---------- Records for this exercise ----------

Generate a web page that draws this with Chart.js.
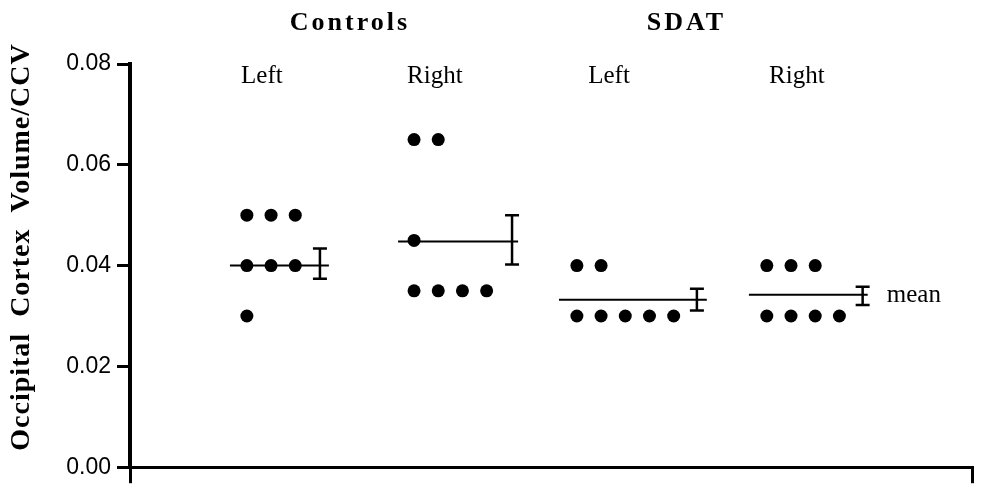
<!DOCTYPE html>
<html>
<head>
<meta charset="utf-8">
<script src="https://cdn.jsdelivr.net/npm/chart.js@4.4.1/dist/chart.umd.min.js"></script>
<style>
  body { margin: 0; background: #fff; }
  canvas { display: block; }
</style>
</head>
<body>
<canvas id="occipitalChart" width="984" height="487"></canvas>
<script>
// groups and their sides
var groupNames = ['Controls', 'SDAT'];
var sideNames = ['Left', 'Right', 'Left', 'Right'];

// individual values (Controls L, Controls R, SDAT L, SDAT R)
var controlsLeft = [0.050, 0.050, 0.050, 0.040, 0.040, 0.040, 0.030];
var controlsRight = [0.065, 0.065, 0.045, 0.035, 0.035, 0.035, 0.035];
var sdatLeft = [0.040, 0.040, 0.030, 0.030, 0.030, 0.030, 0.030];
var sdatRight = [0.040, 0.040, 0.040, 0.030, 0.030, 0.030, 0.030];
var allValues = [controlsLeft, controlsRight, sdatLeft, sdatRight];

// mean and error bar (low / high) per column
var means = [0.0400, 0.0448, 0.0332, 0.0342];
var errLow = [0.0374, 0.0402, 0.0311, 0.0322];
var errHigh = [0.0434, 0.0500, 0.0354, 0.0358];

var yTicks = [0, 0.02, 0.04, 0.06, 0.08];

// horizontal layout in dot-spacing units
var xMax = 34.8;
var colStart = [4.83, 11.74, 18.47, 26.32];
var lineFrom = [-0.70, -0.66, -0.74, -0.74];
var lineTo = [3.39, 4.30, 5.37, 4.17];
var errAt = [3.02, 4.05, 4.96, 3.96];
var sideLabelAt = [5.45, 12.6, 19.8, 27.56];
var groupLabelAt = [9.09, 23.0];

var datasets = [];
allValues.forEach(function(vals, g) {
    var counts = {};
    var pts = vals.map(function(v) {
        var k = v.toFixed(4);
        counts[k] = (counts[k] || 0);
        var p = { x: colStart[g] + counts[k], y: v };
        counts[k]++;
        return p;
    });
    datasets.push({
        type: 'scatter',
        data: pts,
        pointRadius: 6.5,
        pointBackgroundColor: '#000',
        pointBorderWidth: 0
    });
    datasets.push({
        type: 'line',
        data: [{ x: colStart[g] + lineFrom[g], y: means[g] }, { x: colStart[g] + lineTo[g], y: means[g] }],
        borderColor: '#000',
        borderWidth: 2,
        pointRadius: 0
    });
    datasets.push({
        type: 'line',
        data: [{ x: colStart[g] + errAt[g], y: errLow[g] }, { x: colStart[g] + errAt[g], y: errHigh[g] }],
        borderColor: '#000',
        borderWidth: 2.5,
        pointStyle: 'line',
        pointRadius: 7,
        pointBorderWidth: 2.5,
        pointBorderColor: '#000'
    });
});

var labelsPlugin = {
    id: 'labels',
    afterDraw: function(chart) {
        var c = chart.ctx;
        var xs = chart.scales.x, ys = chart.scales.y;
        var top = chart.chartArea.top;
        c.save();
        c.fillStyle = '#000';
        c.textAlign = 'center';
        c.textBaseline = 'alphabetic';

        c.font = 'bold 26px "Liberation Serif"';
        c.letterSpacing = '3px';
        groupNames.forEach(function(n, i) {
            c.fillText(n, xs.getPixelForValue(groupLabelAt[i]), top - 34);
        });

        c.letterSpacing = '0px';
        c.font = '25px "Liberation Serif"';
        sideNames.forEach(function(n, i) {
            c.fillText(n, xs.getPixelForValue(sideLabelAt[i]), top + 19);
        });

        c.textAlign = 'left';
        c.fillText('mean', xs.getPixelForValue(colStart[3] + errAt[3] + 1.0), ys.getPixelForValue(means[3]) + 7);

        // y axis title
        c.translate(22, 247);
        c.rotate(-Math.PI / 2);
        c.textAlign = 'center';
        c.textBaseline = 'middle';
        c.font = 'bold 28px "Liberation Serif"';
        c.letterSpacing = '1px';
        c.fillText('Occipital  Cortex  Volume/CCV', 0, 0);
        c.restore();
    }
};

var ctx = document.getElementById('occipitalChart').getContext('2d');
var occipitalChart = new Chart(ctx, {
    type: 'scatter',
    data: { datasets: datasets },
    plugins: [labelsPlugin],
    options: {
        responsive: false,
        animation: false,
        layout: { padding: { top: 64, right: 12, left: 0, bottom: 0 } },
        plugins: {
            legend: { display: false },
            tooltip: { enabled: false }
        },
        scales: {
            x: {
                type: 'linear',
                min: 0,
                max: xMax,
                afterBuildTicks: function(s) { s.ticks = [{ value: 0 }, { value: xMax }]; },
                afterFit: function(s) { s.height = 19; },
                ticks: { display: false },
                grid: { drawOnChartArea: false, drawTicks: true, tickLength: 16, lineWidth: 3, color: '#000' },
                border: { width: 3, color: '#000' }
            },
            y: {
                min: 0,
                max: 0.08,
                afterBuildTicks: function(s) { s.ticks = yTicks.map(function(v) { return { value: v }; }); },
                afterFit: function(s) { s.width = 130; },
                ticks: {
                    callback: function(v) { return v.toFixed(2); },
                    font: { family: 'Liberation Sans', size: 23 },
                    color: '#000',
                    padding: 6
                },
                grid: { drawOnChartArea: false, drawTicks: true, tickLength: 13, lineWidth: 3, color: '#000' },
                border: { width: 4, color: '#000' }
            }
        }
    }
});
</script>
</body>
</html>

----------
---------- Records for this exercise ----------

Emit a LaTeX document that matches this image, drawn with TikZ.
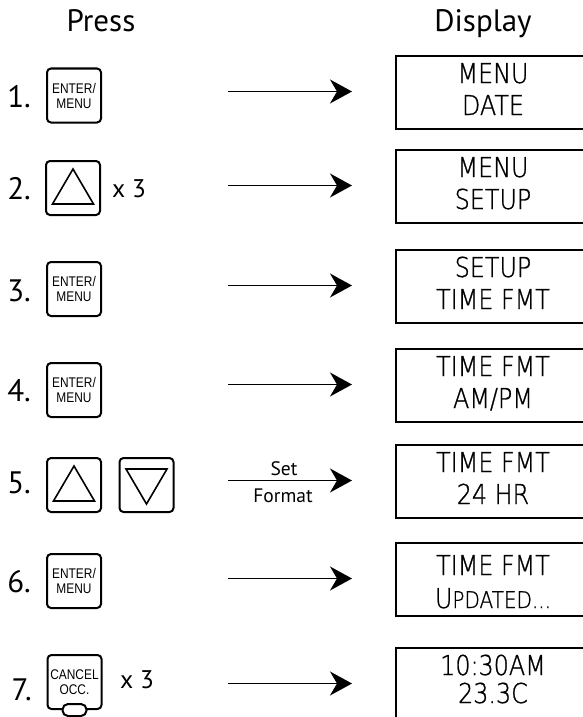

----------

Short exercise:
In the listing above, find the line with "Generate a web" and the line with "var yTicks = [0, 0.02, 0.04, 0.06, 0.08];". Copy both of them and every line between, exactly, but not the pictures.

Task solution:
Generate a web page that draws this with Chart.js.
<!DOCTYPE html>
<html>
<head>
<meta charset="utf-8">
<script src="https://cdn.jsdelivr.net/npm/chart.js@4.4.1/dist/chart.umd.min.js"></script>
<style>
  body { margin: 0; background: #fff; }
  canvas { display: block; }
</style>
</head>
<body>
<canvas id="occipitalChart" width="984" height="487"></canvas>
<script>
// groups and their sides
var groupNames = ['Controls', 'SDAT'];
var sideNames = ['Left', 'Right', 'Left', 'Right'];

// individual values (Controls L, Controls R, SDAT L, SDAT R)
var controlsLeft = [0.050, 0.050, 0.050, 0.040, 0.040, 0.040, 0.030];
var controlsRight = [0.065, 0.065, 0.045, 0.035, 0.035, 0.035, 0.035];
var sdatLeft = [0.040, 0.040, 0.030, 0.030, 0.030, 0.030, 0.030];
var sdatRight = [0.040, 0.040, 0.040, 0.030, 0.030, 0.030, 0.030];
var allValues = [controlsLeft, controlsRight, sdatLeft, sdatRight];

// mean and error bar (low / high) per column
var means = [0.0400, 0.0448, 0.0332, 0.0342];
var errLow = [0.0374, 0.0402, 0.0311, 0.0322];
var errHigh = [0.0434, 0.0500, 0.0354, 0.0358];

var yTicks = [0, 0.02, 0.04, 0.06, 0.08];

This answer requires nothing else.